**Aim of the task**
Transcribe all of the data exactly. Omit the pictures.
***** Data provided *****
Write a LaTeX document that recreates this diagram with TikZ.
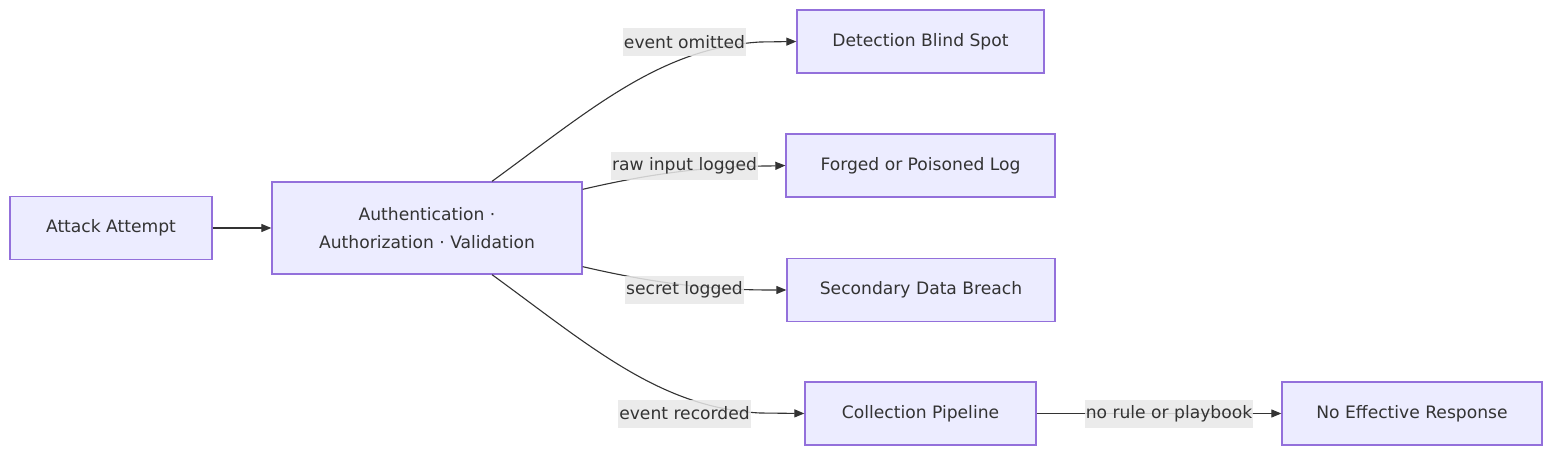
\documentclass[tikz,border=0pt]{standalone}
\usepackage{fontspec}
\setmainfont{DejaVu Sans}
\usepackage{tikz}
\usetikzlibrary{arrows.meta,positioning,calc}
\definecolor{mmfill}{HTML}{ECECFF}
\definecolor{mmline}{HTML}{9370DB}
\definecolor{mmtext}{HTML}{333333}
\definecolor{mmlabel}{HTML}{E8E8E8}
\tikzset{
  stagebox/.style={draw=mmline, fill=mmfill, line width=1.3bp, minimum height=63bp, text=mmtext, font=\fontsize{17.2}{28}\selectfont, align=center, inner sep=0pt},
  edgelabel/.style={fill=mmlabel, fill opacity=0.85, text opacity=1, text=mmtext, font=\fontsize{17.2}{20}\selectfont, inner xsep=1bp, minimum height=28bp},
  flow/.style={draw=mmtext, line width=1.1bp, -{Triangle[length=10bp,width=8bp]}},
}
\begin{document}
\begin{tikzpicture}[x=1bp, y=-1bp]
  \useasboundingbox (0,0) rectangle (1568,462);

  % Left: attack and controls
  \node[stagebox, minimum width=202bp] (attack) at (111,228) {Attack Attempt};
  \node[stagebox, minimum width=310bp, minimum height=92bp] (auth) at (427,228) {Authentication ·\\Authorization · Validation};

  % Outcomes
  \node[stagebox, minimum width=247bp] (blind) at (920.5,41.5) {Detection Blind Spot};
  \node[stagebox, minimum width=269bp] (forged) at (920.5,165.5) {Forged or Poisoned Log};
  \node[stagebox, minimum width=268bp] (breach) at (921,290) {Secondary Data Breach};
  \node[stagebox, minimum width=231bp] (pipeline) at (920.5,413.5) {Collection Pipeline};
  \node[stagebox, minimum width=260bp] (noresp) at (1412,413.5) {No Effective Response};

  % Arrows
  \draw[flow] (attack) -- (auth);
  \draw[flow] ($(auth.north)+(65,0)$) .. controls (590,110) and (660,48) .. (760,42) -- (blind.west);
  \draw[flow] ($(auth.north east)+(0,8)$) .. controls (640,176) and (700,166) .. (770,166) -- (forged.west);
  \draw[flow] ($(auth.south east)+(0,-8)$) .. controls (640,280) and (700,290) .. (770,290) -- (breach.west);
  \draw[flow] ($(auth.south)+(65,0)$) .. controls (590,346) and (660,408) .. (760,413) -- (pipeline.west);
  \draw[flow] (pipeline) -- (noresp);

  % Edge labels
  \node[edgelabel] (omitted) at (684.5,42) {event omitted};
  \node[edgelabel] (raw) at (684.5,166) {raw input logged};
  \node[edgelabel] (secret) at (684.5,290) {secret logged};
  \node[edgelabel] (recorded) at (684.5,413.5) {event recorded};
  \node[edgelabel] (norule) at (1169,414) {no rule or playbook};
\end{tikzpicture}
\end{document}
*****
**Final answer**
Write a LaTeX document that recreates this diagram with TikZ.
\documentclass[tikz,border=0pt]{standalone}
\usepackage{fontspec}
\setmainfont{DejaVu Sans}
\usepackage{tikz}
\usetikzlibrary{arrows.meta,positioning,calc}
\definecolor{mmfill}{HTML}{ECECFF}
\definecolor{mmline}{HTML}{9370DB}
\definecolor{mmtext}{HTML}{333333}
\definecolor{mmlabel}{HTML}{E8E8E8}
\tikzset{
  stagebox/.style={draw=mmline, fill=mmfill, line width=1.3bp, minimum height=63bp, text=mmtext, font=\fontsize{17.2}{28}\selectfont, align=center, inner sep=0pt},
  edgelabel/.style={fill=mmlabel, fill opacity=0.85, text opacity=1, text=mmtext, font=\fontsize{17.2}{20}\selectfont, inner xsep=1bp, minimum height=28bp},
  flow/.style={draw=mmtext, line width=1.1bp, -{Triangle[length=10bp,width=8bp]}},
}
\begin{document}
\begin{tikzpicture}[x=1bp, y=-1bp]
  \useasboundingbox (0,0) rectangle (1568,462);

  % Left: attack and controls
  \node[stagebox, minimum width=202bp] (attack) at (111,228) {Attack Attempt};
  \node[stagebox, minimum width=310bp, minimum height=92bp] (auth) at (427,228) {Authentication ·\\Authorization · Validation};

  % Outcomes
  \node[stagebox, minimum width=247bp] (blind) at (920.5,41.5) {Detection Blind Spot};
  \node[stagebox, minimum width=269bp] (forged) at (920.5,165.5) {Forged or Poisoned Log};
  \node[stagebox, minimum width=268bp] (breach) at (921,290) {Secondary Data Breach};
  \node[stagebox, minimum width=231bp] (pipeline) at (920.5,413.5) {Collection Pipeline};
  \node[stagebox, minimum width=260bp] (noresp) at (1412,413.5) {No Effective Response};

  % Arrows
  \draw[flow] (attack) -- (auth);
  \draw[flow] ($(auth.north)+(65,0)$) .. controls (590,110) and (660,48) .. (760,42) -- (blind.west);
  \draw[flow] ($(auth.north east)+(0,8)$) .. controls (640,176) and (700,166) .. (770,166) -- (forged.west);
  \draw[flow] ($(auth.south east)+(0,-8)$) .. controls (640,280) and (700,290) .. (770,290) -- (breach.west);
  \draw[flow] ($(auth.south)+(65,0)$) .. controls (590,346) and (660,408) .. (760,413) -- (pipeline.west);
  \draw[flow] (pipeline) -- (noresp);

  % Edge labels
  \node[edgelabel] (omitted) at (684.5,42) {event omitted};
  \node[edgelabel] (raw) at (684.5,166) {raw input logged};
  \node[edgelabel] (secret) at (684.5,290) {secret logged};
  \node[edgelabel] (recorded) at (684.5,413.5) {event recorded};
  \node[edgelabel] (norule) at (1169,414) {no rule or playbook};
\end{tikzpicture}
\end{document}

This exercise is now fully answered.